Não é o caso aqui, neste artigo, de discutir novamente a adequação ou não desse projeto. De minha parte, já apresentei esses argumentos em meu livro Os descaminhos do São Francisco (São Paulo: Paz e Terra, 2005). Neste momento, a questão crucial é outra. O que está em jogo é a vida de uma pessoa - a do franciscano Dom Cappio, que há vários dias entrou em greve de fome por não concordar com esse desvio de águas do grande rio.

É certo que há divergências na opinião pública a respeito dessa questão. Até mesmo em setores minoritários da Igreja há pessoas que apoiam o projeto e discordam da atitude do Bispo de Barra. Um professor universitário, aliás muito categorizado, opinou ser antidemocrático o fato de uma personalidade pública recorrer à greve de fome, a fim de paralisar uma obra da administração, argumentando que se tal procedimento se tornar costumeiro o país ficará ingovernável.

Todavia, a questão não pode ser examinada tão simplesmente. Em primeiro lugar, Dom Cappio repetiu agora um conceito que lançou quando da greve de fome realizada por ele em 2005, ao dizer: "Quando a razão se extingue, a loucura é o caminho".

Numa entrevista que deu a Estudos Avançados, ele fundamentou essa declaração: "Quando eu dizia loucura, me referia à loucura da fé, de alguém que faz uma opção de vida que está na contramão do pensamento das pessoas normais [...]. Desde meus primórdios, pois venho de uma família abastada, fiz um voto de pobreza, entrei numa ordem religiosa, vou para o sertão e, de repente, opto por morrer. Então, para alguém que não traz em seus parâmetros a fé, tudo é uma loucura, uma insanidade. Nesse sentido, Jesus e São Francisco de Assis foram loucos". Assim, apesar de não comungar da fé de Dom Cappio tenho de me curvar diante de seu gesto, entendendo a excepcionalidade do desafio.

Em segundo lugar, quem assume o risco de jogar sua vida numa causa não é um governante, um economista, um senador, um jornalista, um empresário ou qualquer pessoa que deseja alcançar fama ou prestígio. É um humilde franciscano, formado em Filosofia, Economia e Teologia, que abandonou tudo para se dedicar à gente do São Francisco. Trata-se de um missionário que há vários anos está nas barrancas do grande rio. Um frade que passou um ano inteiro em peregrinação pelo São Francisco, da serra da Canastra até o oceano, sendo recebido por gente ribeirinha e pelos párocos da região.

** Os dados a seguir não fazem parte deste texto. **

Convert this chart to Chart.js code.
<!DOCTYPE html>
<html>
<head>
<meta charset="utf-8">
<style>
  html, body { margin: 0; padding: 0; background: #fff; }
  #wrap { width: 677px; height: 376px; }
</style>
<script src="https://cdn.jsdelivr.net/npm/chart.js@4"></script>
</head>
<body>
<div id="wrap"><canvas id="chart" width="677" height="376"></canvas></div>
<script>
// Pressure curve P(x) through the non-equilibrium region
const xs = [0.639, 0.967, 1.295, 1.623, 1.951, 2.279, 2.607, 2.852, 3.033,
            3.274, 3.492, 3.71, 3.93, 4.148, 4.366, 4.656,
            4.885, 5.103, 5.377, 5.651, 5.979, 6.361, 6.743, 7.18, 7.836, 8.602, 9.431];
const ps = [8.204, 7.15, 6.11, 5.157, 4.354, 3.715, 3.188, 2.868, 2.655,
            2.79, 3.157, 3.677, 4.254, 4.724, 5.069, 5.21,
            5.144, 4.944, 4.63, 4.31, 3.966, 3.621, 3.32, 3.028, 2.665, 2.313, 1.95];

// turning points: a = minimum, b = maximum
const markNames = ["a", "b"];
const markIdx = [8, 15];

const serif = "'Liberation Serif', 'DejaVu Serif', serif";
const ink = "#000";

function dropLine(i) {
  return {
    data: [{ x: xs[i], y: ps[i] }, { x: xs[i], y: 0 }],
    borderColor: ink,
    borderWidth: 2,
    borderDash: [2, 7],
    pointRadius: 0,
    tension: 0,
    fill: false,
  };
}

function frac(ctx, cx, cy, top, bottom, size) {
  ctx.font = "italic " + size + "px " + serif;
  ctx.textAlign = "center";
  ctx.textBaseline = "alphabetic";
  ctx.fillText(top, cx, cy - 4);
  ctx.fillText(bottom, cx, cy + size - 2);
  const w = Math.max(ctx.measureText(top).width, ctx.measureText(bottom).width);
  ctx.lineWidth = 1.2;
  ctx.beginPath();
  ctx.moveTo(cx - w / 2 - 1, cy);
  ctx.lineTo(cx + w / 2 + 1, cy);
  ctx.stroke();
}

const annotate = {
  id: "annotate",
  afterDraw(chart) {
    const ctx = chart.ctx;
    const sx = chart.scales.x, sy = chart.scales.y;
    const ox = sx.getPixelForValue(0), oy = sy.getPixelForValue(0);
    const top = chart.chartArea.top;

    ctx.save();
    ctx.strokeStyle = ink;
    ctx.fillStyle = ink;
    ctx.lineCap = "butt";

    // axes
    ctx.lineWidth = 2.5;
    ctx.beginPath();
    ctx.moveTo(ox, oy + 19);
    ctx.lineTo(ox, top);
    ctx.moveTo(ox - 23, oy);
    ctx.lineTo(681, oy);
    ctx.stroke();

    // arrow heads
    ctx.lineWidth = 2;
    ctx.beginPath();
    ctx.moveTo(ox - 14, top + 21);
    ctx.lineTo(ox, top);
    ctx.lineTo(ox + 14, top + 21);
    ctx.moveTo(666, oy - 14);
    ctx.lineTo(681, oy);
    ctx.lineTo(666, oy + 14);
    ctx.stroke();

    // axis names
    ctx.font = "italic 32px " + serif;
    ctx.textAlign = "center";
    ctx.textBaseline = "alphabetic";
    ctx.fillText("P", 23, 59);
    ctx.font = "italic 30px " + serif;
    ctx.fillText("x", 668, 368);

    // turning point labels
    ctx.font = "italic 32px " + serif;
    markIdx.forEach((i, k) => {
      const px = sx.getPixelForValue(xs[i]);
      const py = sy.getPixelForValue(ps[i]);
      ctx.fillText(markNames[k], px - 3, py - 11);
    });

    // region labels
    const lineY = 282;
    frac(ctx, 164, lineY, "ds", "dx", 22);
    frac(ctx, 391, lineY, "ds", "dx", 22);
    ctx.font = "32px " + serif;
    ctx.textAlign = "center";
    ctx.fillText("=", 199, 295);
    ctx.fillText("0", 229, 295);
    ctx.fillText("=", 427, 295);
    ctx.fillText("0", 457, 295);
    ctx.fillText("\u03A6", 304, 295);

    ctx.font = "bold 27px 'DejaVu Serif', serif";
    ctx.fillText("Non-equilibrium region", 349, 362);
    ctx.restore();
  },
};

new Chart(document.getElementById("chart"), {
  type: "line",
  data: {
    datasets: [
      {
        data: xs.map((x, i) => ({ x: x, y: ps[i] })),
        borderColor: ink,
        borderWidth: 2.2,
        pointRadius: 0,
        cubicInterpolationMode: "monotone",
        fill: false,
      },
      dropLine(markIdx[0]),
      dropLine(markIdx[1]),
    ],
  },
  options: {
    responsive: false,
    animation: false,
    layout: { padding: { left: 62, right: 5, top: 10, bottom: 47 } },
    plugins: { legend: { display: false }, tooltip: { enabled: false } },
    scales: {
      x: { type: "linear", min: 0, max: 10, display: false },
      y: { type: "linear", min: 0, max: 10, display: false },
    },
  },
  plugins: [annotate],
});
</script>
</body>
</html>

Dom Cappio sabe que é uma mentira a afirmação de Lula de que o projeto tem por objetivo auxiliar os que sofrem devido à escassez de água em distantes paragens. Mas ele é testemunha da miséria ali mesmo, nas margens do Velho Chico.

Agora, os dados da História estão jogados. A possibilidade de uma barganha desapareceu. Cabe a Lula pegar ou largar - ficará com o cadáver de um bispo?


(*) Marco Antônio Tavares Coelho é jornalista e editor-executivo da revista Estudos Avançados, do Instituto de Estudos Avançados da USP. É autor, entre outros livros, de Herança de um sonho. As memórias de um comunista e O Rio das Velhas - memória e desafios.